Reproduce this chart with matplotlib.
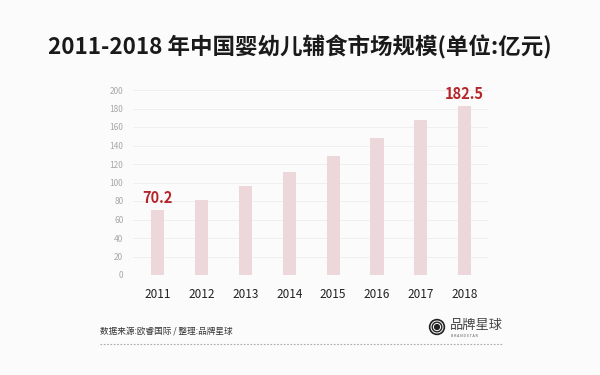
import numpy as np
import matplotlib.pyplot as plt
from matplotlib.patches import Circle

plt.rcParams['font.family'] = ['Noto Sans CJK SC', 'DejaVu Sans']

years = ['2011', '2012', '2013', '2014', '2015', '2016', '2017', '2018']
values = [70.2, 81.5, 96.6, 111.5, 128.5, 148.0, 167.5, 182.5]
labelled = {0: '70.2', 7: '182.5'}

bg = '#fbfbfb'
fig = plt.figure(figsize=(6, 3.75), dpi=100, facecolor=bg)
ax = fig.add_axes([133/600, 1-275/375, (488-133)/600, 185/375], facecolor=bg)

x = np.arange(len(years))
ax.bar(x, values, width=0.3, color='#ecd7da', zorder=2)
for i, t in labelled.items():
    ax.text(x[i], values[i] + 4, t, ha='center', va='bottom', color='#b5262a',
            fontsize=10.5, fontweight='bold')

ax.set_xlim(-0.56, 7.53)
ax.set_ylim(0, 200)
ax.set_yticks(range(0, 201, 20))
ax.set_xticks(x)
ax.set_xticklabels(years)
ax.grid(axis='y', color='#ededed', linewidth=0.6, zorder=0)
for s in ax.spines.values():
    s.set_visible(False)
ax.tick_params(axis='y', length=0, labelsize=6, labelcolor='#a8a8a8', pad=7)
ax.tick_params(axis='x', length=0, labelsize=8.5, labelcolor='#222222', pad=9)

fig.text(0.5, 1-47/375, '2011-2018 年中国婴幼儿辅食市场规模(单位:亿元)', ha='center', va='center',
         fontsize=16.2, fontweight='bold', color='#1a1a1a')
fig.text(100/600, 1-331/375, '数据来源:欧睿国际 / 整理:品牌星球', ha='left', va='center',
         fontsize=6.2, color='#333333')
fig.add_artist(plt.Line2D([100/600, 502/600], [1-344/375, 1-344/375], color='#aaaaaa',
                          linewidth=0.8, linestyle=(0, (1.5, 1.5))))

# logo
cx, cy = 437/600, 1-327/375
for r, c in [(7.5, '#222222'), (5.8, bg), (4.8, '#222222'), (3.4, bg), (2.4, '#222222')]:
    fig.add_artist(Circle((cx * 600, cy * 375), r, transform=None, color=c))
fig.text(450/600, 1-325/375, '品牌星球', ha='left', va='center', fontsize=9.5, color='#444444')
fig.text(451/600, 1-336/375, 'B R A N D S T A R', ha='left', va='center', fontsize=2.6, color='#555555')

fig.savefig('out.png', dpi=100, facecolor=bg)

The task: Report the number of lines of the listing above that hold the string "matplotlib", with no other text.

Full output: 3